Since the mid-’90s, I’ve been asking myself a question: who in their right mind would want to be in the computer hardware business?
The ultimate futility of it was driven home for me this weekend when I bought a DVD player for less than $60. If you’re like me, you can remember when you first saw DVD players on the store shelves selling for over $500 per.
Hah. I was right. Being the prescient guy I am, and having seen the rapid drop in prices for VCRs and TVs and satellite dishes, when they first came out, I predicted that DVD player prices too would drop like a stone.
I was only partly kidding when I said they’d soon be giving DVD players away with a tank of gas.
And assuming that this pattern of rapidly copied, rapidly commodifying, rapidly price-dropping hardware applies as much to computer hardware as it does to consumer hardware, I ask again: who’d want to be in the business at all?
If you must be in it, I suggest that there are two operating models to deal with the undeniable reality of plummeting, commodity hardware prices:
You can operate the business by model number one — the Dell model — the model that admits you’re in a commodity business, acknowledges that everyone will only pay the lowest price possible for that which they see as equal alternatives, and deliberately leads the race to the bottom in pricing.

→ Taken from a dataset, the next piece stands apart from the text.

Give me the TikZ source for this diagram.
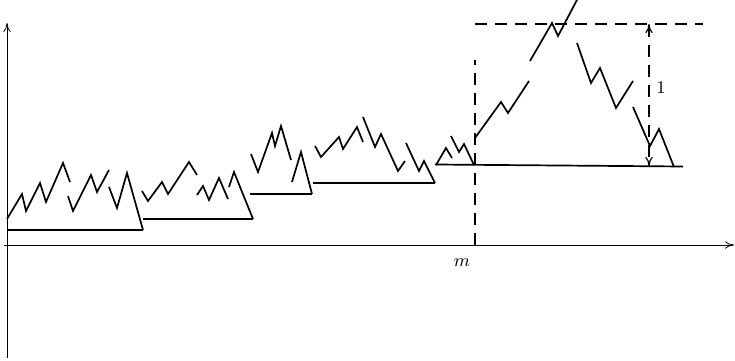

Faster? Cheaper? Megahertz and Megabytes have long been commodity items, so you’ll have to cut, cut, cut costs, and cut again. Outsource whatever you can as fast as you can, move all your manufacturing overseas (what am I saying? It’s already all overseas), and reduce staff to a minimum. Fire yourself if you have to. Hope to make your money on volume alone, imagining that the cheaper you make stuff, the more stuff people will buy. Sometimes it even works.
I know someone who works for a custom manufacturer that makes components for big outfits like Nortel. Its stated objective, the measure by which Nortel evaluates and pays them, is to reduce the costs of the components they supply by 25 per cent per year, year over year.

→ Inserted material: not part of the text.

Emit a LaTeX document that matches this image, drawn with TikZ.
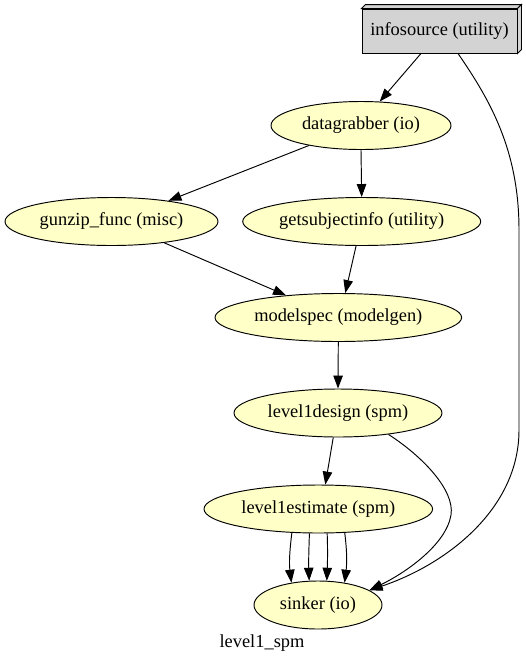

Run this model for a while, and soon everything you supply will be cheap like cabbage, but you’ll have lost all the good stuff, all the stuff that used to be fun about your job. There used to be enough money in the business for you to take your clients golfing once in a while; now your margins are so thin you can’t afford anything beyond lunch at your desk.
Maybe this model works for you, but it sounds depressing to me, and I wouldn’t want to be a part of it.

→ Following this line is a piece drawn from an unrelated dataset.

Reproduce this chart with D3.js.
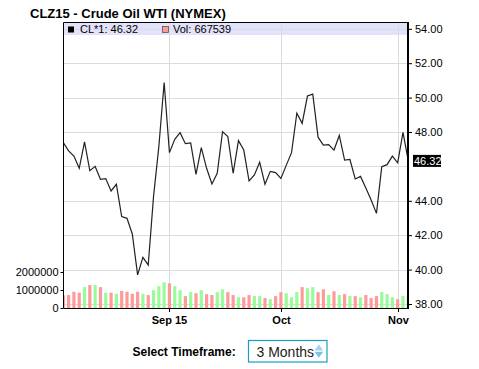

Or you can operate by model number two — the Apple model — which seeks to differentiate products enough that customers are willing to pay a premium price for them. It worked for a while with the Macintosh.
Model two assumes that you can come up with cool hardware that distinguishes you from your competition, and that as your competitors rapidly copy and evolve your hardware designs, and then move manufacturing somewhere cheap overseas, you can repeat your distinguishing brilliance again and again.
Unless you’re brilliant with a, and then repeat with b, you’re back in model one.
So I ask again — who’d want to be in the hardware business?
In The Graduate, young Dustin Hoffman was advised to go into plastics. My advice? Stay the hell out of the computer hardware business unless you’ve got nerves of steel and the stomach to handle plummeting prices every year. Stick with the software, my boy.